Pyotr remembered further that in the last of the Aktions, as their neighbors the Jews of Bolechow were being marched, nearly naked, on this road—the few remaining Freilichs and Ellenbogens and Kornblühs and Grünschlags and Adlers, or whoever they may have been, the last of those generations of Bolechower Jews, the butchers and rag-and-bone men and timber merchants whose presence there, so completely unimaginable now, is nonetheless attested in the meticulously inked entries in long-forgotten censuses and busi
ness directories and now, however improbably, however bizarrely, available to anyone who owns a computer—that as the last of the Jews of Bolechow walked naked, two by two, to the deaths whose date and precise location appears on no official record, they called out in Polish to their neighbors—that is, to Olga, who was still standing and pointing out the window, and to the others—“Stay well,” “So long, we will not see each other anymore,” “We’ll not meet anymore.”

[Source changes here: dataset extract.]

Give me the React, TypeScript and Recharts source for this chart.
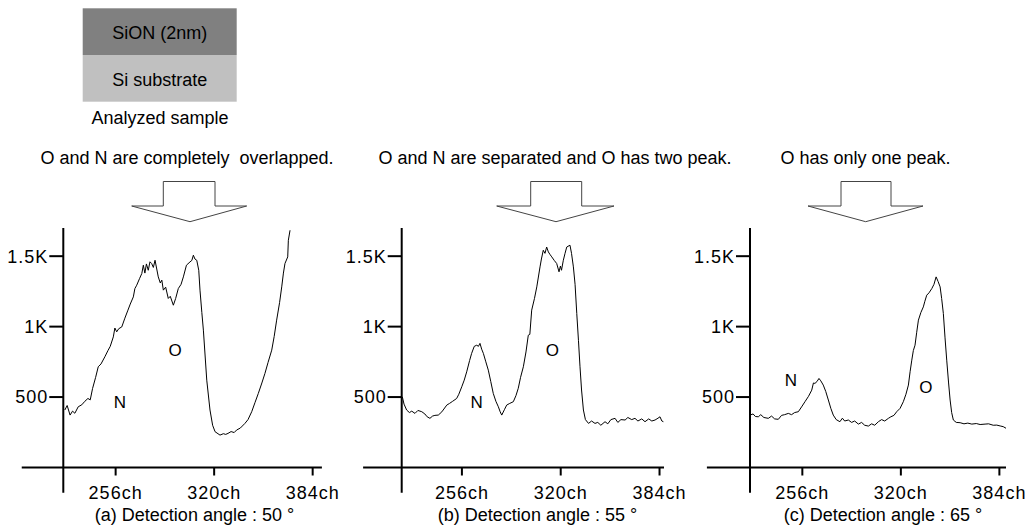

As Alex translated Pyotr’s description of the death march of his neighbors, I remembered the exact timbre of my grandfather’s voice on the telephone when he would say “So long”: those opulent liquid
l
’s of the Polish Jews, a pronunciation that has, now, nearly vanished from the earth. But this wasn’t why the anguished farewells stuck in my mind, and were the most terrible of all the details we heard that day. It was only later, after I’d returned to the States, that I realized that that single detail connected what we had heard, that one day in Bolechow, the day on which everything depended, to something I’d remembered from Shmiel’s letters: the self-conscious leave-taking, the unthinkable good-bye.
I bid you farewell and kiss you from the bottom of my heart.